— BEGIN DATA SHOWN —
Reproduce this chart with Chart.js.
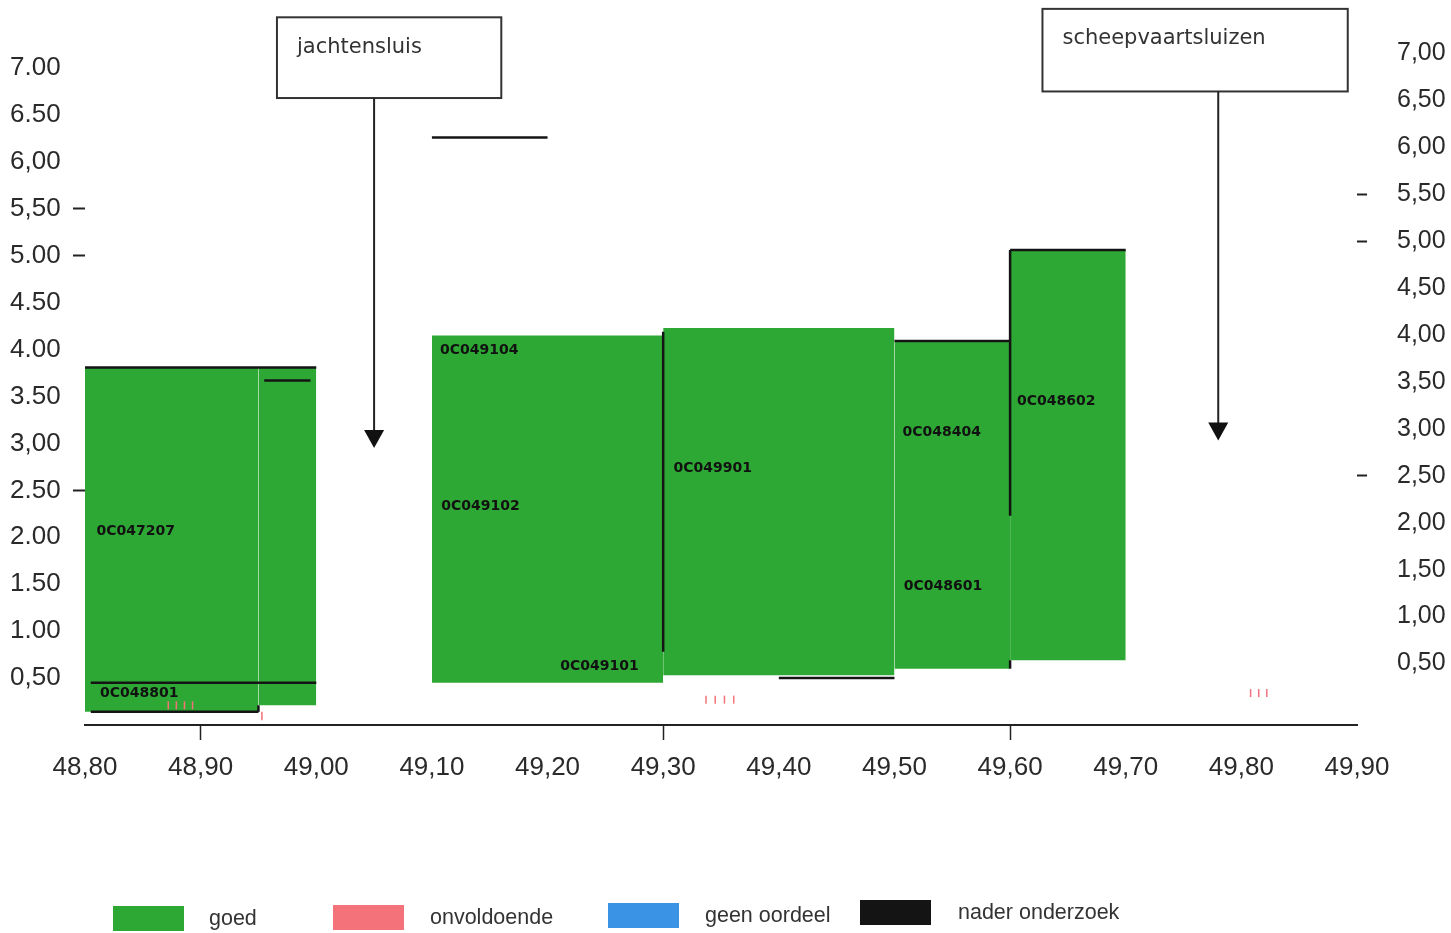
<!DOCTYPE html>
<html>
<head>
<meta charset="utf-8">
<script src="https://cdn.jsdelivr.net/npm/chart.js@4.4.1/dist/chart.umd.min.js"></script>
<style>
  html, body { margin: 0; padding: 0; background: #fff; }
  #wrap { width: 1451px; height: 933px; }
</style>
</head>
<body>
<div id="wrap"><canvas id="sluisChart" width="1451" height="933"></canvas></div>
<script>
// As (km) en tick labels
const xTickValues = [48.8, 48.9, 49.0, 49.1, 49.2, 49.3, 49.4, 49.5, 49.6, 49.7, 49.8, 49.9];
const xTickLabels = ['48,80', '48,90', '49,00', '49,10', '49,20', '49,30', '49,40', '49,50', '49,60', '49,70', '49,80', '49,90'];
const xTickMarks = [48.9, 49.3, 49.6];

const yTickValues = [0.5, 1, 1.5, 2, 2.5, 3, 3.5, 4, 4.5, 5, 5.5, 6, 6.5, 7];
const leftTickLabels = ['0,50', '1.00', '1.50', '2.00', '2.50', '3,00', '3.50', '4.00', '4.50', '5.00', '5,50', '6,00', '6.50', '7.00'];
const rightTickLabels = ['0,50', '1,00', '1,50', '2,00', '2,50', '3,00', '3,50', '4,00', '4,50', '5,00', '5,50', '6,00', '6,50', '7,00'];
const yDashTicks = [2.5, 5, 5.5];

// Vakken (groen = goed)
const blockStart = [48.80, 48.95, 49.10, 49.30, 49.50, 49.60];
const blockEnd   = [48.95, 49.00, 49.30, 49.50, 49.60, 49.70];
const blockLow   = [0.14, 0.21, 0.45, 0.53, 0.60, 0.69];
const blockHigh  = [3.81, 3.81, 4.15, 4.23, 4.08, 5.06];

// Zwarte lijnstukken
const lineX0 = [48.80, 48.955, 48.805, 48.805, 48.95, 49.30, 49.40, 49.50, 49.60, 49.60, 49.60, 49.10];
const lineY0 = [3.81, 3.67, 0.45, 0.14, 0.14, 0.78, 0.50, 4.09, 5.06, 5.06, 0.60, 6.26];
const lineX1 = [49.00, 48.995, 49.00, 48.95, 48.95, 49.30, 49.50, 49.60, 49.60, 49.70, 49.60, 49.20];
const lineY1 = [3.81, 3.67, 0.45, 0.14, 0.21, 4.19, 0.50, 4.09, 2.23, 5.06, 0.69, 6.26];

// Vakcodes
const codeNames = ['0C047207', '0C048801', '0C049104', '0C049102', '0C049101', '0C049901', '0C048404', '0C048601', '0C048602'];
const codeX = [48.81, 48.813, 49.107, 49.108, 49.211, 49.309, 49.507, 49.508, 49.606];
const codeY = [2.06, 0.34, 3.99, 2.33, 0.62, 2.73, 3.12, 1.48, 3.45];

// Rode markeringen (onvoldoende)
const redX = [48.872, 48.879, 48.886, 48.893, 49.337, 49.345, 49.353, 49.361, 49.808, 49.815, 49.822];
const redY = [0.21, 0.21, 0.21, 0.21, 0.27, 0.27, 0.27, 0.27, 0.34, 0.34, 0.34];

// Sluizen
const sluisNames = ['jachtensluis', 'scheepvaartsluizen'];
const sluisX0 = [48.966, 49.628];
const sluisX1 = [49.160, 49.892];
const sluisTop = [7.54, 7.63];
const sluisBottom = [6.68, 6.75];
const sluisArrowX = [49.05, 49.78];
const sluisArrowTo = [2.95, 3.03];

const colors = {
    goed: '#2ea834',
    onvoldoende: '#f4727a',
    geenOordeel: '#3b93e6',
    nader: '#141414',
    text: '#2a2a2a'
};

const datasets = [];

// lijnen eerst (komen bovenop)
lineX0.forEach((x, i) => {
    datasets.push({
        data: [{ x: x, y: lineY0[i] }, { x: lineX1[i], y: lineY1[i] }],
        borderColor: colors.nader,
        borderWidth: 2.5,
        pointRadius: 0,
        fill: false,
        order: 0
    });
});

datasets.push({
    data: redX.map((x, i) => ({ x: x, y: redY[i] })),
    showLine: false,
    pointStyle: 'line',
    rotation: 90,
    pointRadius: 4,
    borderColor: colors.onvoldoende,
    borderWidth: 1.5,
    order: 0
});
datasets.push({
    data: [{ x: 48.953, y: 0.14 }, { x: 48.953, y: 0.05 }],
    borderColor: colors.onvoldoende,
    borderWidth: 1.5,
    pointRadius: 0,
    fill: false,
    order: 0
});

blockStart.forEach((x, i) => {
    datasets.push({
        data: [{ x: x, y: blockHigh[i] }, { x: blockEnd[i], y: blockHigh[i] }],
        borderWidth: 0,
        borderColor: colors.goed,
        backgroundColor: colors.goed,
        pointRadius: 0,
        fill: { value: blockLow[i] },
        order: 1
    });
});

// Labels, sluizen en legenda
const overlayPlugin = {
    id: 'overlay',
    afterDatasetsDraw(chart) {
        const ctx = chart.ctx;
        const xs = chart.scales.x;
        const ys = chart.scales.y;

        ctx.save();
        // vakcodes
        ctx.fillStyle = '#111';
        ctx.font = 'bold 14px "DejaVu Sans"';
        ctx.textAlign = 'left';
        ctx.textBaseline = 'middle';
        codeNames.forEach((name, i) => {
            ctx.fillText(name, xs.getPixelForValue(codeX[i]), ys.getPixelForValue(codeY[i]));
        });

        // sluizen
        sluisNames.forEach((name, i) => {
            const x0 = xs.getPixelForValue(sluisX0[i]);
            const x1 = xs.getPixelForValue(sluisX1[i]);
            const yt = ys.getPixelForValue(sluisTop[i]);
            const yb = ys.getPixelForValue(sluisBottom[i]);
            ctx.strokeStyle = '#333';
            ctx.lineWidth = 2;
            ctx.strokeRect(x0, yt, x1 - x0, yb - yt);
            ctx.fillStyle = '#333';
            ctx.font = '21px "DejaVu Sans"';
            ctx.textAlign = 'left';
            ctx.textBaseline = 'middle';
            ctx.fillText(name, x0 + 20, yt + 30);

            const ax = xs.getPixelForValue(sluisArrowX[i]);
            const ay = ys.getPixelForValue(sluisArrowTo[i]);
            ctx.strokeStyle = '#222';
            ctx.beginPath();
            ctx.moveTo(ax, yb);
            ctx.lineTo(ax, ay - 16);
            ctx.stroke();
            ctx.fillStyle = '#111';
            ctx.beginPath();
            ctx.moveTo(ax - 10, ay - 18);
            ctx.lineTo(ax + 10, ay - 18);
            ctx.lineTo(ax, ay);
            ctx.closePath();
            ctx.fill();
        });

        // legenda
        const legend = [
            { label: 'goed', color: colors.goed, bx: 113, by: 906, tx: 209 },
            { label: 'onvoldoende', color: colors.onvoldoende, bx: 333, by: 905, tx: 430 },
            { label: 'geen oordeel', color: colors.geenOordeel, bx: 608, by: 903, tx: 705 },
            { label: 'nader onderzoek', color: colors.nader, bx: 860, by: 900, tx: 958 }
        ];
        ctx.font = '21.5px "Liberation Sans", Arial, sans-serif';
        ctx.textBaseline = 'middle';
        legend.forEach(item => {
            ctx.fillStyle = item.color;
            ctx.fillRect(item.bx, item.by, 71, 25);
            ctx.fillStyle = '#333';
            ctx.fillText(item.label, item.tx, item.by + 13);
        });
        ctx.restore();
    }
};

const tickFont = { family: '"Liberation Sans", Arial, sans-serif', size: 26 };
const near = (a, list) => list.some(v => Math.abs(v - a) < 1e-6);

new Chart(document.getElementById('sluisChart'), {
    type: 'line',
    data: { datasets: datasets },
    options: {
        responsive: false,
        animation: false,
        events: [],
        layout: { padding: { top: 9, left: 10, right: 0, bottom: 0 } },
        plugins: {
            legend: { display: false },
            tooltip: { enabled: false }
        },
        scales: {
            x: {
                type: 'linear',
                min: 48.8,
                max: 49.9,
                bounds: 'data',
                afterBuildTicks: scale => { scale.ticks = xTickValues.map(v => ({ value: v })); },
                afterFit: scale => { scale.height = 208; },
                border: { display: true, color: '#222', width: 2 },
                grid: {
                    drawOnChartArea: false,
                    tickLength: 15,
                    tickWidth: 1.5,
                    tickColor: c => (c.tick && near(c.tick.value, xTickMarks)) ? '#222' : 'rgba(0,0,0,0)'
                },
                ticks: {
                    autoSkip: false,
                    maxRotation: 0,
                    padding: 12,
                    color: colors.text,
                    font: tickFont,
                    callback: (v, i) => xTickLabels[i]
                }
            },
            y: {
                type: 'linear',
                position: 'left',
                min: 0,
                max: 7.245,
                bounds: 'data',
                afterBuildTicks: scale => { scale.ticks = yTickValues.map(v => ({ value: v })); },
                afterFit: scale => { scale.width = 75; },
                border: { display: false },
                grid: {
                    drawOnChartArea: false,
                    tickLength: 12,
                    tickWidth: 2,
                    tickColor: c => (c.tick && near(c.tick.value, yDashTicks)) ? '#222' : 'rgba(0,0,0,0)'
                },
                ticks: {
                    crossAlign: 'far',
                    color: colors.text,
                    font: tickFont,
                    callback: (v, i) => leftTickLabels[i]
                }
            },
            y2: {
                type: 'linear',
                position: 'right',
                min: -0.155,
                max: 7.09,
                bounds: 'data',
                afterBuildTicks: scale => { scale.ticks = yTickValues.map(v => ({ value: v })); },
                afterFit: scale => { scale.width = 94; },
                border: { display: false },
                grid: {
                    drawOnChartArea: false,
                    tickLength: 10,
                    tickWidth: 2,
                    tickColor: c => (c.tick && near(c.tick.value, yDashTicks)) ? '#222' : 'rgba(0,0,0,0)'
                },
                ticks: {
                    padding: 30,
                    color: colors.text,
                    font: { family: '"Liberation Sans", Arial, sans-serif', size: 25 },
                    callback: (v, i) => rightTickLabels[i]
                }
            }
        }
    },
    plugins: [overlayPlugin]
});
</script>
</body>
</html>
— END DATA SHOWN —
BRIEF:
In the data above, please extract the lines from the first one through the line with "const yDashTicks = [2.5, 5, 5.5];", exactly, and keep pictures out.

EXERCISE RESPONSE:
Reproduce this chart with Chart.js.
<!DOCTYPE html>
<html>
<head>
<meta charset="utf-8">
<script src="https://cdn.jsdelivr.net/npm/chart.js@4.4.1/dist/chart.umd.min.js"></script>
<style>
  html, body { margin: 0; padding: 0; background: #fff; }
  #wrap { width: 1451px; height: 933px; }
</style>
</head>
<body>
<div id="wrap"><canvas id="sluisChart" width="1451" height="933"></canvas></div>
<script>
// As (km) en tick labels
const xTickValues = [48.8, 48.9, 49.0, 49.1, 49.2, 49.3, 49.4, 49.5, 49.6, 49.7, 49.8, 49.9];
const xTickLabels = ['48,80', '48,90', '49,00', '49,10', '49,20', '49,30', '49,40', '49,50', '49,60', '49,70', '49,80', '49,90'];
const xTickMarks = [48.9, 49.3, 49.6];

const yTickValues = [0.5, 1, 1.5, 2, 2.5, 3, 3.5, 4, 4.5, 5, 5.5, 6, 6.5, 7];
const leftTickLabels = ['0,50', '1.00', '1.50', '2.00', '2.50', '3,00', '3.50', '4.00', '4.50', '5.00', '5,50', '6,00', '6.50', '7.00'];
const rightTickLabels = ['0,50', '1,00', '1,50', '2,00', '2,50', '3,00', '3,50', '4,00', '4,50', '5,00', '5,50', '6,00', '6,50', '7,00'];
const yDashTicks = [2.5, 5, 5.5];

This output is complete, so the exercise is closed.